Around three quarters of the Auch mosque were damaged by the blaze. Photo: AFP
France's President Francois Hollande has condemned an arson attack on a mosque in southern France after investigators ruled that the building was torched deliberately.
Around 70 percent of the Salame D'Auch Mosque in Auch, near Toulouse, was burned down over the weekend. While no one was injured in the blaze, flames gutted the building and destroyed two prayer rooms and large parts of the roof.
By Monday, investigators ruled that the fire was lit deliberately, confirming the suspicions of firefighters at the scene, who said that there was a strong smell of gasoline in the building at the time.
Later on Monday, President Hollande released a statement condemning the attacks and promising the country's best efforts to find the culprits.

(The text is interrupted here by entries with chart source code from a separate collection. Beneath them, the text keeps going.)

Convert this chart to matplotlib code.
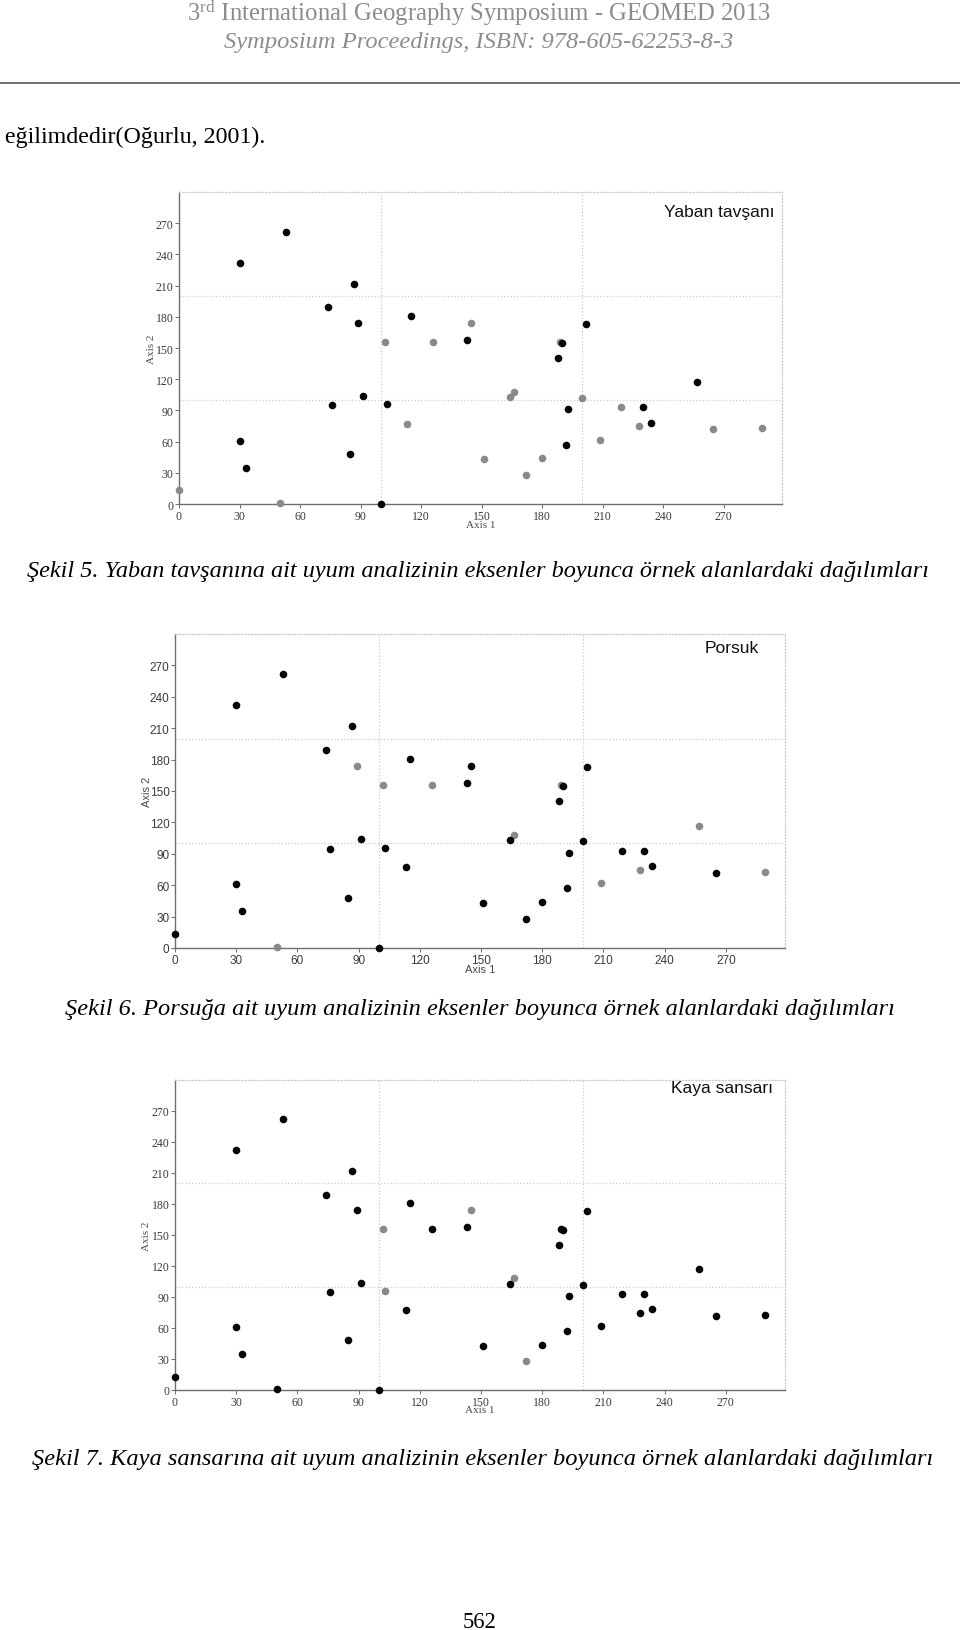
import matplotlib
matplotlib.use('Agg')
import matplotlib.pyplot as plt

# ========== DATA ==========
# site scores along the two axes (same sites in every panel)
axis1 = [0, 30, 53, 87, 74, 89, 115, 102, 126, 145, 143, 189, 190, 188, 202, 257,
         91, 76, 103, 164, 166, 200, 193, 219, 230, 113, 228, 234, 265, 289, 209,
         30, 85, 192, 33, 151, 180, 172, 50, 100]
axis2 = [13, 232, 262, 212, 189, 174, 181, 156, 156, 174, 158, 156, 155, 140, 173, 117,
         104, 95, 96, 103, 108, 102, 91, 93, 93, 77, 75, 78, 72, 73, 62,
         61, 48, 57, 35, 43, 44, 28, 1, 0]

# 1 = grey point (species absent), 0 = black point (species present)
yaban_grey = [1, 0, 0, 0, 0, 0, 0, 1, 1, 1, 0, 1, 0, 0, 0, 0,
              0, 0, 0, 1, 1, 1, 0, 1, 0, 1, 1, 0, 1, 1, 1,
              0, 0, 0, 0, 1, 1, 1, 1, 0]
porsuk_grey = [0, 0, 0, 0, 0, 1, 0, 1, 1, 0, 0, 1, 0, 0, 0, 1,
               0, 0, 0, 0, 1, 0, 0, 0, 0, 0, 1, 0, 0, 1, 1,
               0, 0, 0, 0, 0, 0, 0, 1, 0]
kaya_grey = [0, 0, 0, 0, 0, 0, 0, 1, 0, 1, 0, 0, 0, 0, 0, 0,
             0, 0, 1, 0, 1, 0, 0, 0, 0, 0, 0, 0, 0, 0, 0,
             0, 0, 0, 0, 0, 0, 1, 0, 0]

ticks = list(range(0, 271, 30))

# ========== PAGE ==========
W, H = 960, 1631
fig = plt.figure(figsize=(W / 100, H / 100), dpi=100)
plt.rcParams['mathtext.fontset'] = 'custom'
plt.rcParams['mathtext.rm'] = 'Liberation Serif'
plt.rcParams['mathtext.it'] = 'Liberation Serif:italic'
renderer = fig.canvas.get_renderer()


def page_text(x0, x1, y, s, **kw):
    # place text by its left edge / baseline in pixels, scale font to span x0..x1
    t = fig.text(x0 / W, 1 - y / H, s, ha='left', va='baseline', **kw)
    w = t.get_window_extent(renderer).width
    t.set_fontsize(t.get_fontsize() * (x1 - x0) / w)
    return t


def draw_panel(rect, grey, title, title_pos, family):
    ax = fig.add_axes(rect)
    xs_g = [x for x, g in zip(axis1, grey) if g]
    ys_g = [y for y, g in zip(axis2, grey) if g]
    xs_k = [x for x, g in zip(axis1, grey) if not g]
    ys_k = [y for y, g in zip(axis2, grey) if not g]
    ax.scatter(xs_g, ys_g, s=30, color='#8a8a8a', linewidths=0, zorder=3, clip_on=False)
    ax.scatter(xs_k, ys_k, s=30, color='#050505', linewidths=0, zorder=4, clip_on=False)
    ax.set_xlim(0, 299)
    ax.set_ylim(0, 300)
    ax.set_xticks(ticks)
    ax.set_yticks(ticks)
    for v in (100, 200):
        ax.axvline(v, color='#cccccc', lw=0.9, ls=':', zorder=1)
        ax.axhline(v, color='#cccccc', lw=0.9, ls=':', zorder=1)
    for side in ('left', 'bottom'):
        ax.spines[side].set_color('#6e6e6e')
        ax.spines[side].set_linewidth(1.0)
    for side in ('top', 'right'):
        ax.spines[side].set_color('#cccccc')
        ax.spines[side].set_linestyle(':')
        ax.spines[side].set_linewidth(0.9)
    ax.tick_params(direction='out', length=3, width=0.7, color='#6e6e6e',
                   labelsize=8.5, labelcolor='#3a3a3a', pad=1)
    for lab in ax.get_xticklabels() + ax.get_yticklabels():
        lab.set_family(family)
    ax.text(0.5, -0.05, 'Axis 1', transform=ax.transAxes, ha='center', va='top',
            fontsize=8, color='#4a4a4a', family=family)
    ax.text(-0.046, 0.5, 'Axis 2', transform=ax.transAxes, ha='center', va='center',
            rotation=90, fontsize=8, color='#4a4a4a', family=family)
    ax.text(title_pos[0], title_pos[1], title, transform=ax.transAxes, ha='right',
            va='center', fontsize=12.5, family='Liberation Sans', color='#111111')
    return ax


# header
page_text(187, 773, 21, '3$^{\\mathrm{rd}}$ International Geography Symposium - GEOMED 2013',
          fontsize=16, color='#8c8c8c', family='Liberation Serif')
page_text(224, 734, 48, 'Symposium Proceedings, ISBN: 978-605-62253-8-3',
          fontsize=16, color='#8c8c8c', family='Liberation Serif', style='italic')
fig.add_artist(plt.Line2D([0, 1], [1 - 84 / H, 1 - 84 / H], color='#555555', lw=1.2))
page_text(5, 266, 143, 'eğilimdedir(Oğurlu, 2001).', fontsize=15, family='Liberation Serif')

# panels (left, bottom, width, height in figure fractions)
draw_panel([179 / W, 1 - 505 / H, 603 / W, 312 / H], yaban_grey, 'Yaban tavşanı',
           (0.988, 0.939), 'Liberation Serif')
page_text(27, 931, 577,
          'Şekil 5. Yaban tavşanına ait uyum analizinin eksenler boyunca örnek alanlardaki dağılımları',
          fontsize=16, family='Liberation Serif', style='italic')

draw_panel([175 / W, 1 - 949 / H, 610 / W, 314 / H], porsuk_grey, 'Porsuk',
           (0.957, 0.958), 'Liberation Sans')
page_text(65, 892, 1015,
          'Şekil 6. Porsuğa ait uyum analizinin eksenler boyunca örnek alanlardaki dağılımları',
          fontsize=16, family='Liberation Serif', style='italic')

draw_panel([175 / W, 1 - 1391 / H, 610 / W, 310 / H], kaya_grey, 'Kaya sansarı',
           (0.980, 0.977), 'Liberation Serif')
page_text(32, 929, 1465,
          'Şekil 7. Kaya sansarına ait uyum analizinin eksenler boyunca örnek alanlardaki dağılımları',
          fontsize=16, family='Liberation Serif', style='italic')

page_text(463, 497, 1628, '562', fontsize=15, family='Liberation Serif')

fig.savefig('out.png', dpi=100)
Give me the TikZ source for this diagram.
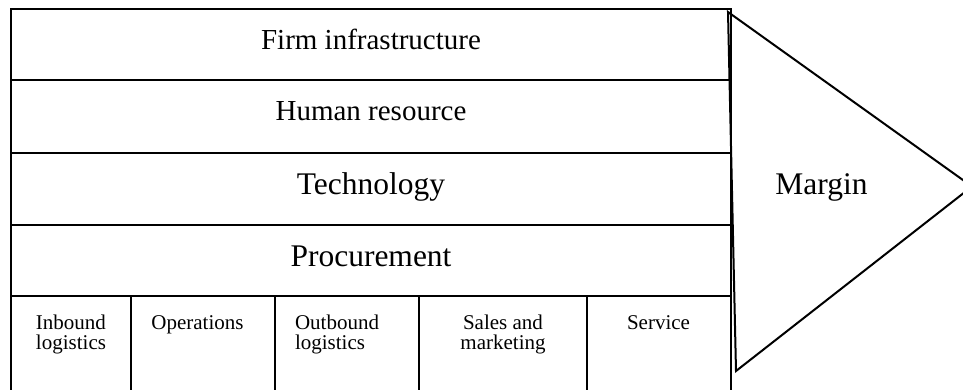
\documentclass[tikz,border=0pt]{standalone}
\usepackage{fontspec}
\setmainfont{Liberation Serif}
\begin{document}
\begin{tikzpicture}[x=1pt,y=-1pt,
  line/.style={draw=black,line width=2pt},
  big/.style={anchor=base,inner sep=0pt,font=\fontsize{31.5}{36}\selectfont},
  mid/.style={anchor=base,inner sep=0pt,font=\fontsize{29}{34}\selectfont},
  small/.style={anchor=base,inner sep=0pt,font=\fontsize{21}{20}\selectfont}]
\useasboundingbox (0,0) rectangle (963,390);
\clip (0,0) rectangle (963,390);
% outer frame and rows
\draw[line] (11,400) -- (11,9) -- (731,9) -- (731,400);
\draw[line] (11,80) -- (731,80);
\draw[line] (11,153) -- (731,153);
\draw[line] (11,225) -- (731,225);
\draw[line] (11,296) -- (731,296);
\foreach \x in {131,275,419,587} \draw[line] (\x,296) -- (\x,400);
% margin arrow
\coordinate (ta) at (728,12);
\coordinate (tb) at (972,186.5);
\coordinate (tc) at (736,371);
\draw[line,line join=miter] (ta) -- (tb) -- (tc) -- cycle;
% labels
\node[mid] (firm) at (371,50) {Firm infrastructure};
\node[mid] (hr) at (371,121) {Human resource};
\node[big] (tech) at (371,195) {Technology};
\node[big] (proc) at (371,266) {Procurement};
\node[big] (margin) at (821.5,194) {Margin};
\node[small,align=left] (inb) at (71,349) {Inbound\\logistics};
\node[small] (ops) at (197.5,329) {Operations};
\node[small,align=left] (outb) at (337,349) {Outbound\\logistics};
\node[small,align=center] (sales) at (503,349) {Sales and\\marketing};
\node[small] (serv) at (658.5,329) {Service};
\end{tikzpicture}
\end{document}
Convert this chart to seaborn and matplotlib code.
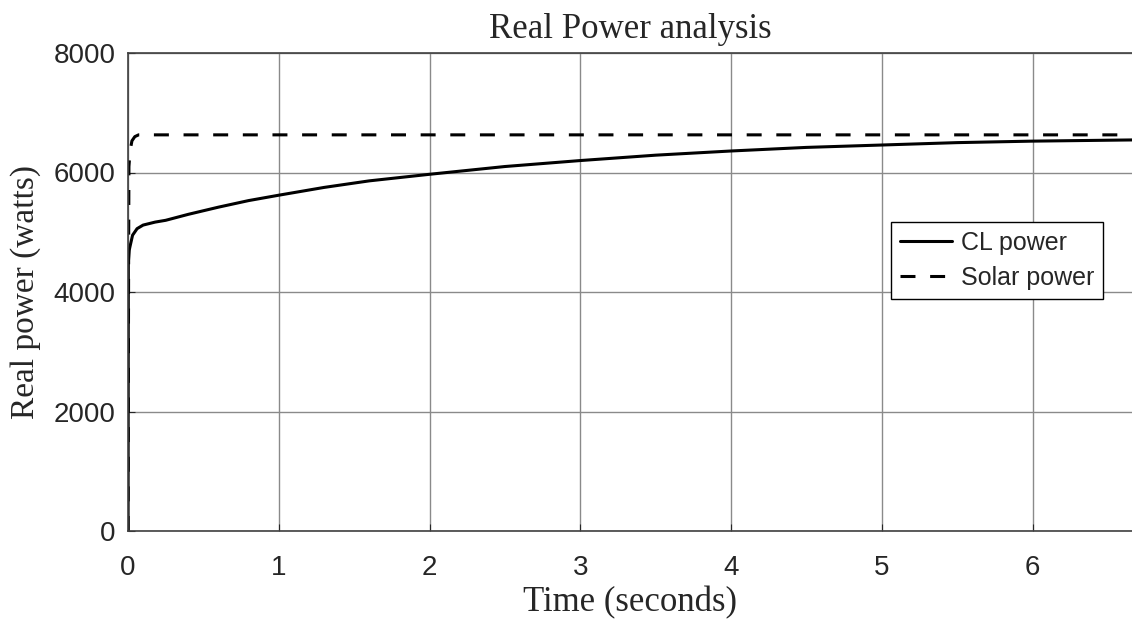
import numpy as np
import pandas as pd
import matplotlib
matplotlib.use("Agg")
import matplotlib.pyplot as plt
import seaborn as sns

# values
cl_time = [0, 0.002, 0.008, 0.013, 0.03, 0.06, 0.1, 0.18, 0.25, 0.4, 0.6, 0.8, 1.0,
           1.3, 1.6, 2.0, 2.5, 3.0, 3.5, 4.0, 4.5, 5.0, 5.5, 6.0, 6.66]
cl_power = [0, 4500, 4700, 4760, 4950, 5060, 5120, 5170, 5200, 5300, 5420, 5530, 5620,
            5750, 5860, 5970, 6100, 6200, 6290, 6360, 6420, 6460, 6500, 6525, 6545]
solar_time = [0, 0.004, 0.006, 0.009, 0.015, 0.026, 0.045, 0.07, 6.66]
solar_power = [0, 4600, 6100, 6200, 6380, 6530, 6600, 6630, 6630]

df_cl = pd.DataFrame({"t": cl_time, "p": cl_power})
df_solar = pd.DataFrame({"t": solar_time, "p": solar_power})

sns.set_style("whitegrid")
plt.rcParams["font.family"] = ["Liberation Sans", "DejaVu Sans"]

fig = plt.figure(figsize=(11.32, 6.25), dpi=100)
ax = fig.add_axes([0.1131, 0.1504, 0.8869, 0.7648])

sns.lineplot(x="t", y="p", data=df_cl, ax=ax, color="black", linewidth=2.2,
             label="CL power", estimator=None, sort=False)
sns.lineplot(x="t", y="p", data=df_solar, ax=ax, color="black", linewidth=2.2,
             linestyle=(0, (4.9, 4.8)), label="Solar power", estimator=None, sort=False)

ax.set_xlim(0, 6.66)
ax.set_ylim(0, 8000)
ax.set_xticks(range(0, 7))
ax.set_yticks(range(0, 8001, 2000))
ax.grid(True, color="#8a8a8a", linewidth=1.0)
ax.tick_params(labelsize=20, colors="#262626", direction="in", length=5,
               left=True, bottom=True)
ax.tick_params(axis="x", pad=17)
ax.tick_params(axis="y", pad=9)
for side in ["left", "bottom", "top"]:
    ax.spines[side].set_color("#404040")
    ax.spines[side].set_linewidth(1.2)
ax.spines["right"].set_visible(False)

serif = ["Liberation Serif", "DejaVu Serif"]
ax.set_title("Real Power analysis", family=serif, fontsize=25, pad=11)
ax.set_xlabel("Time (seconds)", family=serif, fontsize=25, labelpad=4)
ax.set_ylabel("Real power (watts)", family=serif, fontsize=24, labelpad=9)

leg = ax.legend(loc="upper right", bbox_to_anchor=((1103 - 128) / 1004, (531 - 222) / 478),
                fontsize=18, frameon=True, fancybox=False, framealpha=1, edgecolor="black",
                handlelength=2.1, borderpad=0.35, labelspacing=0.45, handletextpad=0.35,
                borderaxespad=0)
leg.get_frame().set_linewidth(1.0)

fig.savefig("out.png", dpi=100)
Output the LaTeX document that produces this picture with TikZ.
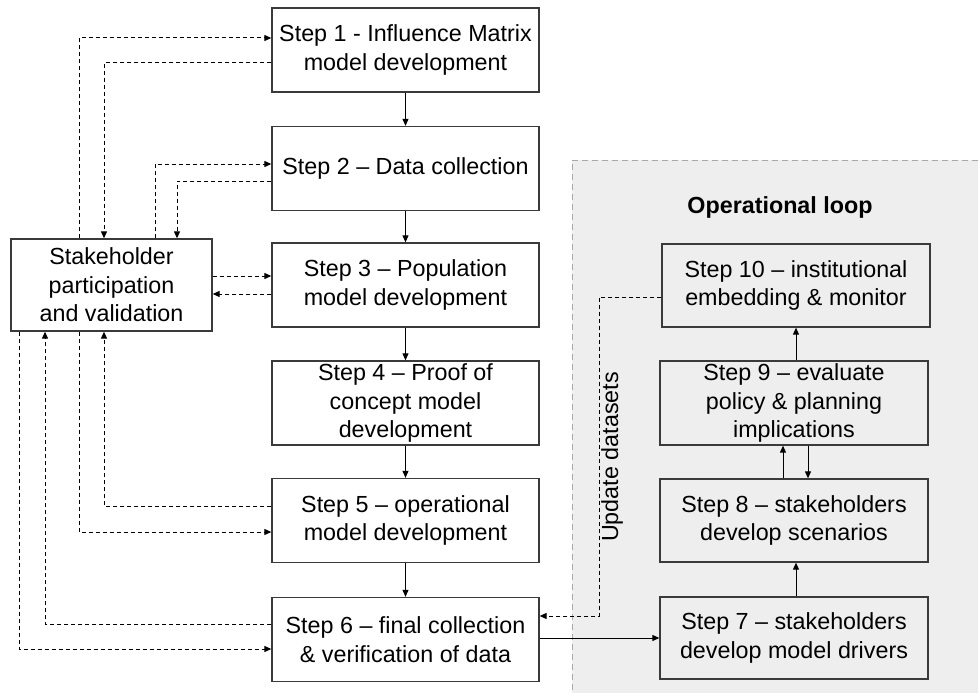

The statement said that France "strongly condemns an act such as this which undermines the values of our Republic and our respect for beliefs".
(Firefighters and police at the scene over the weekend. Photo: AFP)
"Muslims in France should be able to practice their religion freely and safely," he added in the statement.
The president said that "everything was being done" to ensure the perpetrators were caught and punished.
Prime Minister Valls chimed in on Twitter later in the day, stating that he condemned the attacks "with full force" (see below).
The Auch mosque was also subject to an attack in early January, soon after the Charlie Hebdo terror attacks in Paris. Unknown perpetrators threw bacon strips at the building.
France's Muslim community suffered from a sharp increase in anti-Islam incidents soon after the Paris attacks, with over 100 incidents reported in the first two weeks alone.